*To do*.
Copy out each line exactly; pictures stay out of the copy.
## START
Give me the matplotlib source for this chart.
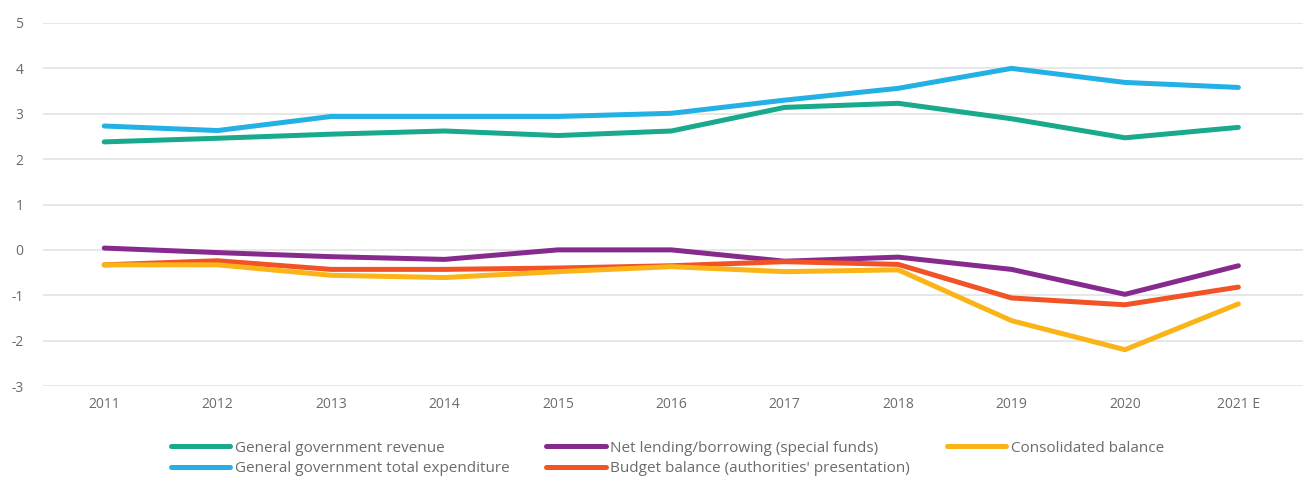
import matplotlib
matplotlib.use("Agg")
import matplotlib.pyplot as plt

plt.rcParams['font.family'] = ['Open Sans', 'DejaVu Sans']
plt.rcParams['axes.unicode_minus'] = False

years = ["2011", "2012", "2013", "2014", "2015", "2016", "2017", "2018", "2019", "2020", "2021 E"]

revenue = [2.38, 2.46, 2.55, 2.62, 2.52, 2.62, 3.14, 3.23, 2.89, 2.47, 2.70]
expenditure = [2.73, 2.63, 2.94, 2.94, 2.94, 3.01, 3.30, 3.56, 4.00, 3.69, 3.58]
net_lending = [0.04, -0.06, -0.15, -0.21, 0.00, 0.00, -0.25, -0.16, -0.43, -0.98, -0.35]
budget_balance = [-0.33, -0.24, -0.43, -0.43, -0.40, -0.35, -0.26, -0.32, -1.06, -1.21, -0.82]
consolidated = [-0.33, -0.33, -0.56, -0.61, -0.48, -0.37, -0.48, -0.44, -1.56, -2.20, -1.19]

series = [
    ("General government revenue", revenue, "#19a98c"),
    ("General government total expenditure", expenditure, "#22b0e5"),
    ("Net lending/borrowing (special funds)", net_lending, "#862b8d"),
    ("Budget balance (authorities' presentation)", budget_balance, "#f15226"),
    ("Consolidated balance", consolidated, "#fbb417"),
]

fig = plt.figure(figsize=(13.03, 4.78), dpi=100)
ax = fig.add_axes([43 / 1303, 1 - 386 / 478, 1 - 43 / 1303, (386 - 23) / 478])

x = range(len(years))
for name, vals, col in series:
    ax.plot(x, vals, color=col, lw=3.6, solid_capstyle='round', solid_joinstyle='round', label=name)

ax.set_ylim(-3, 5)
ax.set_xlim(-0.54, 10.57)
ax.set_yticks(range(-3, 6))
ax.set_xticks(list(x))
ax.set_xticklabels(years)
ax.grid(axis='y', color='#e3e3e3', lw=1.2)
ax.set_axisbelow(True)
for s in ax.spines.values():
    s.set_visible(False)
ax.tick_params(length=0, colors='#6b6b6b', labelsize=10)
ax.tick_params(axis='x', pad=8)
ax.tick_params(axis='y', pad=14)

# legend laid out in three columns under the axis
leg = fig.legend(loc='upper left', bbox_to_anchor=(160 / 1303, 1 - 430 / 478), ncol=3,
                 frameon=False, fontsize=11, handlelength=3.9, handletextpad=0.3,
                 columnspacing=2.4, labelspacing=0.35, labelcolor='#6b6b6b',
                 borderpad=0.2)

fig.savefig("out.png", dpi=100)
## END
*Reply to the task*.
Give me the matplotlib source for this chart.
import matplotlib
matplotlib.use("Agg")
import matplotlib.pyplot as plt

plt.rcParams['font.family'] = ['Open Sans', 'DejaVu Sans']
plt.rcParams['axes.unicode_minus'] = False

years = ["2011", "2012", "2013", "2014", "2015", "2016", "2017", "2018", "2019", "2020", "2021 E"]

revenue = [2.38, 2.46, 2.55, 2.62, 2.52, 2.62, 3.14, 3.23, 2.89, 2.47, 2.70]
expenditure = [2.73, 2.63, 2.94, 2.94, 2.94, 3.01, 3.30, 3.56, 4.00, 3.69, 3.58]
net_lending = [0.04, -0.06, -0.15, -0.21, 0.00, 0.00, -0.25, -0.16, -0.43, -0.98, -0.35]
budget_balance = [-0.33, -0.24, -0.43, -0.43, -0.40, -0.35, -0.26, -0.32, -1.06, -1.21, -0.82]
consolidated = [-0.33, -0.33, -0.56, -0.61, -0.48, -0.37, -0.48, -0.44, -1.56, -2.20, -1.19]

series = [
    ("General government revenue", revenue, "#19a98c"),
    ("General government total expenditure", expenditure, "#22b0e5"),
    ("Net lending/borrowing (special funds)", net_lending, "#862b8d"),
    ("Budget balance (authorities' presentation)", budget_balance, "#f15226"),
    ("Consolidated balance", consolidated, "#fbb417"),
]

fig = plt.figure(figsize=(13.03, 4.78), dpi=100)
ax = fig.add_axes([43 / 1303, 1 - 386 / 478, 1 - 43 / 1303, (386 - 23) / 478])

x = range(len(years))
for name, vals, col in series:
    ax.plot(x, vals, color=col, lw=3.6, solid_capstyle='round', solid_joinstyle='round', label=name)

ax.set_ylim(-3, 5)
ax.set_xlim(-0.54, 10.57)
ax.set_yticks(range(-3, 6))
ax.set_xticks(list(x))
ax.set_xticklabels(years)
ax.grid(axis='y', color='#e3e3e3', lw=1.2)
ax.set_axisbelow(True)
for s in ax.spines.values():
    s.set_visible(False)
ax.tick_params(length=0, colors='#6b6b6b', labelsize=10)
ax.tick_params(axis='x', pad=8)
ax.tick_params(axis='y', pad=14)

# legend laid out in three columns under the axis
leg = fig.legend(loc='upper left', bbox_to_anchor=(160 / 1303, 1 - 430 / 478), ncol=3,
                 frameon=False, fontsize=11, handlelength=3.9, handletextpad=0.3,
                 columnspacing=2.4, labelspacing=0.35, labelcolor='#6b6b6b',
                 borderpad=0.2)

fig.savefig("out.png", dpi=100)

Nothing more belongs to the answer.